I think this whole question has become a battleground of saying that either all migration is good or bad. It isn't one or the other, it's a very mixed bag and it's effects on you will depend on where you live, income and general status in life. Nobody's experience is the whole and no one's is invalid just because someone else has a different experience.

formerbabe · 01/12/2016 13:31

People talk about the EU and the single market like it's perfectly ordinary and has always been like that. It's not. Its a relatively new thing in terms of history. I view it as a political experiment that hasn't worked.

Elendon · 01/12/2016 13:32

Why would half a million people from the EU want to come here? WHY?

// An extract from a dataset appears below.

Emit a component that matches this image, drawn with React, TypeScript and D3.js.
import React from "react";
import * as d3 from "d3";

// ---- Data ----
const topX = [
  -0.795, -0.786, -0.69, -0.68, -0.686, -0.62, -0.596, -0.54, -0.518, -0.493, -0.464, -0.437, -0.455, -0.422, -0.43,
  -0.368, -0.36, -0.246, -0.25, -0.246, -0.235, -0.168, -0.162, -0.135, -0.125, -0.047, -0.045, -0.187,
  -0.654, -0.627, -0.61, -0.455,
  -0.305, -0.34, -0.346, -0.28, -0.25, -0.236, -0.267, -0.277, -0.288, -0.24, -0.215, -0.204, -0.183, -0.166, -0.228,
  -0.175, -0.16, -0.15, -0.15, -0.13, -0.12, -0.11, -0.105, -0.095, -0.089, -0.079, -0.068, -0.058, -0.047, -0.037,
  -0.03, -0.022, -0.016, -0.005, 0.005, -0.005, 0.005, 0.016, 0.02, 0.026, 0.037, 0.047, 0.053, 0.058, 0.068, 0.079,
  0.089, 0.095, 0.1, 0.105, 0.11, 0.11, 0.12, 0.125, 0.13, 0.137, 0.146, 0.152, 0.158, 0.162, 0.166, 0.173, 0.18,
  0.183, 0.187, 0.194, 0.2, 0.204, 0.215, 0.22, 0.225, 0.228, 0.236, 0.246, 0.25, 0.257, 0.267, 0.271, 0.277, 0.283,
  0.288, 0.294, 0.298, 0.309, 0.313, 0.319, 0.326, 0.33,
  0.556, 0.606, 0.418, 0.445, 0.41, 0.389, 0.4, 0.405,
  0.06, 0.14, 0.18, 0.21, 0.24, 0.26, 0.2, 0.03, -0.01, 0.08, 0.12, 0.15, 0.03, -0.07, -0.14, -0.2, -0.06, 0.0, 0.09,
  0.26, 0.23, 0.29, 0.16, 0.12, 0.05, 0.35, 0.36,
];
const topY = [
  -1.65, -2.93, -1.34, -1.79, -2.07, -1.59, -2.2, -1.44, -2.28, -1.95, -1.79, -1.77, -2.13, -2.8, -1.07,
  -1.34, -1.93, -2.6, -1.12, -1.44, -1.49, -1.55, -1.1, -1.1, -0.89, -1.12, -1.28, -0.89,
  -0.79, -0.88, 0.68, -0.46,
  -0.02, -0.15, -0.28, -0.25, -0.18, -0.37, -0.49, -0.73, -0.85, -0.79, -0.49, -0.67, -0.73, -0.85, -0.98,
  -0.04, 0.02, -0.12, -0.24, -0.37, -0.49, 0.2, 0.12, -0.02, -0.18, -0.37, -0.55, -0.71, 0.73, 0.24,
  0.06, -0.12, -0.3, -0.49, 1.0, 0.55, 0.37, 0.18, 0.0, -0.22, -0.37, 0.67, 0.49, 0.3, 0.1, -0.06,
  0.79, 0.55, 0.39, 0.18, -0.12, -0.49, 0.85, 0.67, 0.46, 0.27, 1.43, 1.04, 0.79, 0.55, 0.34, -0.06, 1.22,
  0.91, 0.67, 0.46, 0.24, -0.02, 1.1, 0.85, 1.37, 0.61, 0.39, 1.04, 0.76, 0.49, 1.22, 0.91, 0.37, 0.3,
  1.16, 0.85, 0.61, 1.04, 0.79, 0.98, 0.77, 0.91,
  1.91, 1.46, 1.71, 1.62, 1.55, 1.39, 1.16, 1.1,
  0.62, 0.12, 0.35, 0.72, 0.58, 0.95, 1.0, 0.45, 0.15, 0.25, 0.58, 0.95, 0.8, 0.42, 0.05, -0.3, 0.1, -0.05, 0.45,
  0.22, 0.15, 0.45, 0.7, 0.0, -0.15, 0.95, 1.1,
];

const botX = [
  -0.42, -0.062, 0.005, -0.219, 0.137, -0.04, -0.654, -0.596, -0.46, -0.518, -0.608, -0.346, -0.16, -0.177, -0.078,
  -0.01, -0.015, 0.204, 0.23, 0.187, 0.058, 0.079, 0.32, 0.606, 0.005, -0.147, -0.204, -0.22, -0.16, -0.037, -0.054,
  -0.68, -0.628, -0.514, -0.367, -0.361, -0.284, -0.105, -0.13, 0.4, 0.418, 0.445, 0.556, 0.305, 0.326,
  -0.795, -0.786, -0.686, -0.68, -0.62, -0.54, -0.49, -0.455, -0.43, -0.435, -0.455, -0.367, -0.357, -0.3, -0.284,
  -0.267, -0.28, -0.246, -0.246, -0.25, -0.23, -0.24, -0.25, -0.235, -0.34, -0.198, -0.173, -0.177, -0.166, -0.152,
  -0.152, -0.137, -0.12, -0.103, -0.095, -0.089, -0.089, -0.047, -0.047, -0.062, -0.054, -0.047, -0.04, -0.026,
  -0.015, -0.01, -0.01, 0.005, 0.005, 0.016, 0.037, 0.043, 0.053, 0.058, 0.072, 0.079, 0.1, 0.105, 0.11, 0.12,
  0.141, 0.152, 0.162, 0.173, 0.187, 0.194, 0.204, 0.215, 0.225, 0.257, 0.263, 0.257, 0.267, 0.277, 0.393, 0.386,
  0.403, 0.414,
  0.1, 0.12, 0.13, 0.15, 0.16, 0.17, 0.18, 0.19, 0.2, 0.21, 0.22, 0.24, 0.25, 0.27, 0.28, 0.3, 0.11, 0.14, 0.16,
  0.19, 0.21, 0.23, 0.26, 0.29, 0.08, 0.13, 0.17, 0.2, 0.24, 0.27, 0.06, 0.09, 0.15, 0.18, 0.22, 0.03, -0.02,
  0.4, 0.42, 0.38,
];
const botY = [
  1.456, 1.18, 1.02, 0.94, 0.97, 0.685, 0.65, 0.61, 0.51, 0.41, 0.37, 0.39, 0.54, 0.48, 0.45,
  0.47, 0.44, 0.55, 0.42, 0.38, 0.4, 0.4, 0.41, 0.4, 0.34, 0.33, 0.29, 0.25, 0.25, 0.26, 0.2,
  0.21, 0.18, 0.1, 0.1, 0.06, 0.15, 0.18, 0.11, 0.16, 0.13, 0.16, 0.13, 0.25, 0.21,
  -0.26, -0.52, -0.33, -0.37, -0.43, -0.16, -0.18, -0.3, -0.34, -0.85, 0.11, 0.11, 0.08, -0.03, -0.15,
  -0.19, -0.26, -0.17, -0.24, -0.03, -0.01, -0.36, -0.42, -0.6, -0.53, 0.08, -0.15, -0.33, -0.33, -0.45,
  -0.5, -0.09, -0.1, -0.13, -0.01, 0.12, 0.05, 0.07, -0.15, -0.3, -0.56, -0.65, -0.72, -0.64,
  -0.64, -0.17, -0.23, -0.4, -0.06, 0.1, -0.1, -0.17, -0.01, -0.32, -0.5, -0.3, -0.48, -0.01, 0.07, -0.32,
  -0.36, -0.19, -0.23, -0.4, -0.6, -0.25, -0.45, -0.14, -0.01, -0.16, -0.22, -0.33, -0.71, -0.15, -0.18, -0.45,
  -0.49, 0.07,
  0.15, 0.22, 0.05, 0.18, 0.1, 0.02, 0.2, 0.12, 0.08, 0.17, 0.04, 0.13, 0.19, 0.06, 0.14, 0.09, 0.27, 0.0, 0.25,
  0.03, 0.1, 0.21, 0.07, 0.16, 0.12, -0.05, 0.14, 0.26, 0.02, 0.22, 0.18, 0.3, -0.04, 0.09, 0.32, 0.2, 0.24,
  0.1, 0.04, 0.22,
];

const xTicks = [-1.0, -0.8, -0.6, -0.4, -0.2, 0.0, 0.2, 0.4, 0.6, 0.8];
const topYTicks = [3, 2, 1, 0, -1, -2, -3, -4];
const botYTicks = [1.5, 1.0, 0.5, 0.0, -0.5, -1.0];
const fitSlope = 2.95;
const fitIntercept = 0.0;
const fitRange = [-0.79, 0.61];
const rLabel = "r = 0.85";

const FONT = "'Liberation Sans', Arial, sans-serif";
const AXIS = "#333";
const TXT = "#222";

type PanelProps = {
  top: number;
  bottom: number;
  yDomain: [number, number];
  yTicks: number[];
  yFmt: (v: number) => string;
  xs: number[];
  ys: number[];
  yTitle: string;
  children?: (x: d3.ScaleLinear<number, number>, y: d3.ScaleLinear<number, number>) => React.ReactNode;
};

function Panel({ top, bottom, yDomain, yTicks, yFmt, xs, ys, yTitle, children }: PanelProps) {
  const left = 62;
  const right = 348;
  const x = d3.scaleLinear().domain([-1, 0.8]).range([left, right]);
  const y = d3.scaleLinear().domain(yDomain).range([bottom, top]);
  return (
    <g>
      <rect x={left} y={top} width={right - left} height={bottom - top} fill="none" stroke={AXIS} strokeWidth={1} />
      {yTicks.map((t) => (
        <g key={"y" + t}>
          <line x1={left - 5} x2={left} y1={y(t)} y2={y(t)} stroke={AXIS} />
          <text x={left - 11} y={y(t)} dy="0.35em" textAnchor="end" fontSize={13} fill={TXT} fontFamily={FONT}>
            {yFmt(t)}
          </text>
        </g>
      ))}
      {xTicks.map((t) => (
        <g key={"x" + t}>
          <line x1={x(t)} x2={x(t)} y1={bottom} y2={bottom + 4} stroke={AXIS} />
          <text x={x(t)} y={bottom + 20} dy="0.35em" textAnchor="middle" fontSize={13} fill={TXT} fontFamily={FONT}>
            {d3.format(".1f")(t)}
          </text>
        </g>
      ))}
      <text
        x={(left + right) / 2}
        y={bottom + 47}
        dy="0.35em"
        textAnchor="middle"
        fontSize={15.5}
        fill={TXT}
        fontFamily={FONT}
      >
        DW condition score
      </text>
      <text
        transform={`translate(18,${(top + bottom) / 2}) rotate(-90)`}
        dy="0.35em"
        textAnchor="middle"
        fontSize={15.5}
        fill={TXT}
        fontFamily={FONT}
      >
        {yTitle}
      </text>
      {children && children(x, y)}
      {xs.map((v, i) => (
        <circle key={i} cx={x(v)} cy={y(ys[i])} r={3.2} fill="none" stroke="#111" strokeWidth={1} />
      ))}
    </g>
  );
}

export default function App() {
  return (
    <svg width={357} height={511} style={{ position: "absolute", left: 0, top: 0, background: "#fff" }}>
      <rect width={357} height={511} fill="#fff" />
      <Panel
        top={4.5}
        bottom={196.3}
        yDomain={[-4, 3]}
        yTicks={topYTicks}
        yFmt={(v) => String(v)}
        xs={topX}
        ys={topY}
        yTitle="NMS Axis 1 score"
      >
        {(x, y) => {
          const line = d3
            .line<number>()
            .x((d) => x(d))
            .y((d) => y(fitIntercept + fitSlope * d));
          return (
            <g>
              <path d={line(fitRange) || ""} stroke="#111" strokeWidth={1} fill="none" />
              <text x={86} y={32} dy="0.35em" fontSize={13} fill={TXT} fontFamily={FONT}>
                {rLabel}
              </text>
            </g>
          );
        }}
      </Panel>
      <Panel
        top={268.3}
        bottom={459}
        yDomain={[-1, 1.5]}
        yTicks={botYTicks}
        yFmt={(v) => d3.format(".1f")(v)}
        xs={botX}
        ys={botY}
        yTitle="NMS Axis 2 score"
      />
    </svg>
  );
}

Can someone please explain this to me?

DoinItFine · 01/12/2016 13:32

Why do Europeans get preferential treatment over Africans. Asians, Australians and Americans?

They don't.

People from countries within the EU are subject to different rules from those without.

Trying to pretend that's racist is pretty weak.

This is why this stuff shouldn't be debated places like this

Yes, we need laws to regulate discussion.

Fascism is just not coming quickly enough.

Elendon · 01/12/2016 13:34

Most people in the UK, outside of major cities, live in areas that are upside down triangles; i.e. they are top heavy in the over 55s.

justicewomen · 01/12/2016 13:34

Again the figures re in-work benefits are trivial compered to the economic benefits of allowing migration.

Immigrants were reported to have contributed more than £3bn in income taxes, while claiming roughly £0.5bn in benefits. The OBR (which I quoted above) said reduction in migration will cost us 6 billion per year.

See www.newstatesman.com/politics/welfare/2016/06/how-much-do-benefits-paid-eu-migrants-cost-britain

formerbabe · 01/12/2016 13:38

Fascism is just not coming quickly enough

Plenty of racism and facism in mainland Europe which was one of the reasons I wanted to leave the EU.

The UK is one of the more tolerant countries in the EU. Racism is mainland Europe is quite frankly terrifying.

justicewomen · 01/12/2016 13:39

Formerbabe
The single market cannot be described as a failed experiment. In trading terms it is so much better than the alternatives.

See the evidence in the FT:

"A Treasury paper found that trade in goods was 73 per cent higher between EU member states than would have been the case in a free trade area, while trade in services was 16 per cent greater. This is because while there are no tariffs in a free-trade agreement other barriers remain.

A similar type of analysis by the OECD looking at membership of the European Economic Area, which includes full single market access, said trade in goods was 60 per cent higher than if trading partners simply relied on World Trade Organisation rules."

www.ft.com/content/1688d0e4-15ef-11e6-b197-a4af20d5575e

formerbabe · 01/12/2016 13:39

*£3bn in income taxes, while claiming roughly £0.5bn in benefits"

Is that out of work benefits or does it include in work benefits?